§ **What you have to do**: The listing below begins with the first line you should copy; stop after the line containing "import plotly.graph_objects as go", and drop every picture.

§ **Supplied data**:
────

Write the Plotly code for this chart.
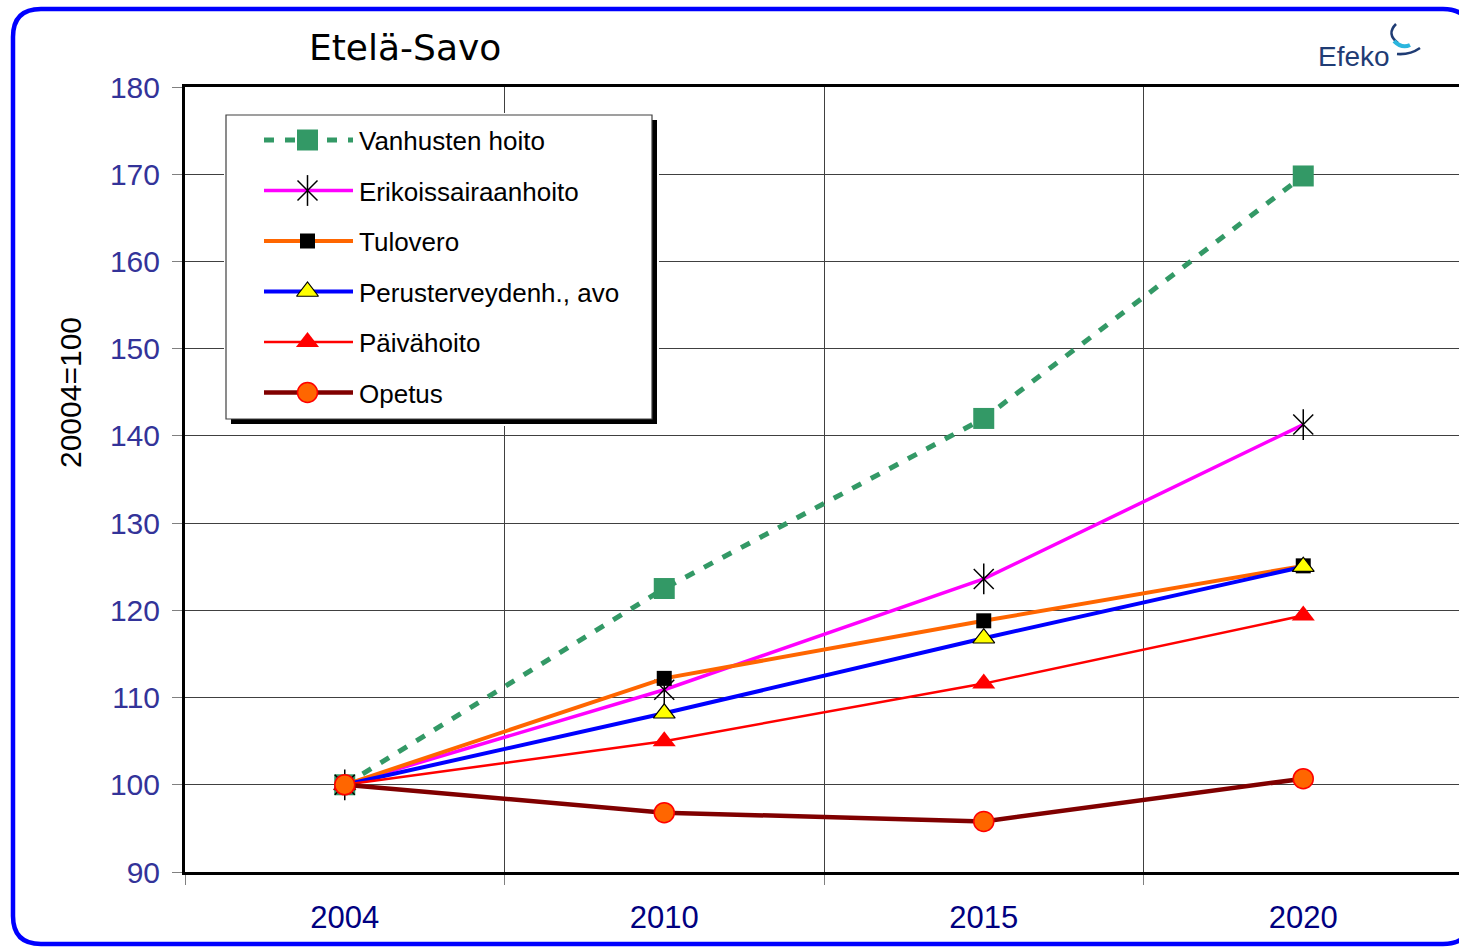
import plotly.graph_objects as go

# ---------------- data ----------------
years = ["2004", "2010", "2015", "2020"]
vanhusten_hoito = [100, 122.5, 142.0, 169.8]
erikoissairaanhoito = [100, 110.9, 123.6, 141.3]
tulovero = [100, 112.2, 118.8, 125.1]
perusterveydenh_avo = [100, 108.2, 116.8, 125.0]
paivahoito = [100, 105.0, 111.6, 119.4]
opetus = [100, 96.8, 95.8, 100.7]
y_ticks = [90, 100, 110, 120, 130, 140, 150, 160, 170, 180]

# ---------------- geometry helpers (pixel -> paper) ----------------
W, H = 1459, 947
L, R, T, B = 185, 0, 87, 75
PW, PH = W - L - R, H - T - B


def px(x):
    return (x - L) / PW


def py(y):
    return (H - B - y) / PH


FONT = "Liberation Sans, Arial, sans-serif"

series = [
    dict(name="Vanhusten hoito", y=vanhusten_hoito,
         line=dict(color="#339966", width=5, dash="10px,11px"),
         marker=dict(symbol="square", size=21, color="#339966",
                     line=dict(color="#339966", width=0))),
    dict(name="Erikoissairaanhoito", y=erikoissairaanhoito,
         line=dict(color="#FF00FF", width=3.5),
         marker=dict(symbol="x-thin-open", size=20, color="black",
                     line=dict(color="black", width=1.5)),
         extra=dict(symbol="line-ns-open", size=22, color="black",
                    line=dict(color="black", width=1.5))),
    dict(name="Tulovero", y=tulovero,
         line=dict(color="#FF6600", width=4),
         marker=dict(symbol="square", size=15, color="black",
                     line=dict(color="black", width=0))),
    dict(name="Perusterveydenh., avo", y=perusterveydenh_avo,
         line=dict(color="#0000FF", width=4),
         marker=dict(symbol="triangle-up", size=19, color="#FFFF00",
                     line=dict(color="black", width=1.2))),
    dict(name="Päivähoito", y=paivahoito,
         line=dict(color="#FF0000", width=2.5),
         marker=dict(symbol="triangle-up", size=20, color="#FF0000",
                     line=dict(color="#FF0000", width=0))),
    dict(name="Opetus", y=opetus,
         line=dict(color="#800000", width=4.5),
         marker=dict(symbol="circle", size=20, color="#FF6600",
                     line=dict(color="#FF0000", width=1.5))),
]

fig = go.Figure()

# main series
for s in series:
    fig.add_trace(go.Scatter(
        x=years, y=s["y"], name=s["name"], mode="lines+markers",
        line=s["line"], marker=s["marker"], showlegend=False,
        xaxis="x", yaxis="y"))
    if "extra" in s:
        fig.add_trace(go.Scatter(
            x=years, y=s["y"], name=s["name"], mode="markers",
            marker=s["extra"], showlegend=False, xaxis="x", yaxis="y"))

# ---------------- custom legend on an overlay subplot ----------------
LEG_L, LEG_R, LEG_T, LEG_B = 226, 652, 115, 419
SH = 5  # shadow offset
ROW0, ROW_STEP = 140, 50.5
annotations = []
shapes = []

shapes.append(dict(type="rect", xref="x2", yref="y2", layer="below",
                   x0=LEG_L + SH, x1=LEG_R + SH, y0=LEG_T + SH, y1=LEG_B + SH,
                   fillcolor="black", line=dict(width=0)))
shapes.append(dict(type="rect", xref="x2", yref="y2", layer="below",
                   x0=LEG_L, x1=LEG_R, y0=LEG_T, y1=LEG_B,
                   fillcolor="white", line=dict(color="#404040", width=1.2)))

for i, s in enumerate(series):
    row = ROW0 + ROW_STEP * i
    fig.add_trace(go.Scatter(
        x=[264, 353], y=[row, row], mode="lines", line=s["line"],
        showlegend=False, hoverinfo="skip", xaxis="x2", yaxis="y2"))
    fig.add_trace(go.Scatter(
        x=[307.5], y=[row], mode="markers", marker=s["marker"],
        showlegend=False, hoverinfo="skip", xaxis="x2", yaxis="y2"))
    if "extra" in s:
        fig.add_trace(go.Scatter(
            x=[307.5], y=[row], mode="markers", marker=s["extra"],
            showlegend=False, hoverinfo="skip", xaxis="x2", yaxis="y2"))
    annotations.append(dict(
        text=s["name"], x=357, y=row + 1, xref="x2", yref="y2",
        xanchor="left", yanchor="middle", showarrow=False,
        font=dict(family=FONT, size=26, color="black")))

# ---------------- title, axis title, logo, frame ----------------
annotations.append(dict(
    text="Etelä-Savo", x=px(405), y=py(47), xref="paper", yref="paper",
    xanchor="center", yanchor="middle", showarrow=False,
    font=dict(family="DejaVu Sans, sans-serif", size=36, color="black")))
annotations.append(dict(
    text="20004=100", x=px(70), y=py(393), xref="paper", yref="paper",
    xanchor="center", yanchor="middle", showarrow=False, textangle=-90,
    font=dict(family=FONT, size=30, color="black")))
annotations.append(dict(
    text="Efeko", x=px(1354), y=py(56), xref="paper", yref="paper",
    xanchor="center", yanchor="middle", showarrow=False,
    font=dict(family=FONT, size=28, color="#1F3C74")))


def path_px(points_cmds):
    out = []
    for cmd, pts in points_cmds:
        coords = " ".join(f"{px(x):.5f},{py(y):.5f}" for x, y in pts)
        out.append(f"{cmd}{coords}")
    return " ".join(out)


# logo swoosh
shapes.append(dict(type="path", xref="paper", yref="paper", layer="above",
                   path=path_px([("M", [(1396, 24)]), ("Q", [(1386, 34), (1398, 43)])]),
                   line=dict(color="#1F3C74", width=2.5)))
shapes.append(dict(type="path", xref="paper", yref="paper", layer="above",
                   path=path_px([("M", [(1394, 41)]), ("Q", [(1402, 49), (1410, 45)])]),
                   line=dict(color="#2BB6DE", width=4)))
shapes.append(dict(type="path", xref="paper", yref="paper", layer="above",
                   path=path_px([("M", [(1397, 54)]), ("Q", [(1410, 55), (1420, 48)])]),
                   line=dict(color="#1F3C74", width=2.5)))

# blue rounded frame
X0, X1, Y0, Y1, RAD = 13, 1471, 9, 944, 28
frame = path_px([
    ("M", [(X0 + RAD, Y0)]), ("L", [(X1 - RAD, Y0)]),
    ("Q", [(X1, Y0), (X1, Y0 + RAD)]), ("L", [(X1, Y1 - RAD)]),
    ("Q", [(X1, Y1), (X1 - RAD, Y1)]), ("L", [(X0 + RAD, Y1)]),
    ("Q", [(X0, Y1), (X0, Y1 - RAD)]), ("L", [(X0, Y0 + RAD)]),
    ("Q", [(X0, Y0), (X0 + RAD, Y0)]),
]) + " Z"
shapes.append(dict(type="path", xref="paper", yref="paper", layer="above",
                   path=frame, line=dict(color="#0000FF", width=4.5)))

fig.update_layout(
    width=W, height=H,
    margin=dict(l=L, r=R, t=T, b=B, autoexpand=False),
    paper_bgcolor="white", plot_bgcolor="white",
    showlegend=False,
    annotations=annotations, shapes=shapes,
    xaxis=dict(
        type="category", categoryorder="array", categoryarray=years,
        range=[-0.5, -0.5 + PW / 319.5],
        tickson="boundaries", ticks="outside", ticklen=10, tickwidth=1,
        tickcolor="#808080", showgrid=True, gridcolor="#404040", gridwidth=1,
        showline=True, linecolor="black", linewidth=3, mirror=True,
        tickfont=dict(family=FONT, size=31, color="#000080"),
        ticklabelstandoff=16, zeroline=False, fixedrange=True),
    yaxis=dict(
        range=[90, 180], tickvals=y_ticks, ticks="outside", ticklen=10,
        tickwidth=1, tickcolor="#808080", showgrid=True, gridcolor="#404040",
        gridwidth=1, showline=True, linecolor="black", linewidth=3,
        tickfont=dict(family=FONT, size=30, color="#333399"),
        ticklabelstandoff=6, zeroline=False, fixedrange=True),
    # legend panel subplot (slightly larger than the box so the shadow shows)
    xaxis2=dict(domain=[px(LEG_L - 2), px(LEG_R + SH + 2)],
                range=[LEG_L - 2, LEG_R + SH + 2],
                visible=False, anchor="y2", fixedrange=True),
    yaxis2=dict(domain=[py(LEG_B + SH + 2), py(LEG_T - 2)],
                range=[LEG_B + SH + 2, LEG_T - 2],
                visible=False, anchor="x2", fixedrange=True),
)

fig.write_html("out.html",
               config={"displayModeBar": False},
               post_script="document.body.style.margin='0';"
                           "document.body.style.overflow='hidden';")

────

§ **Complete response**:
Write the Plotly code for this chart.
import plotly.graph_objects as go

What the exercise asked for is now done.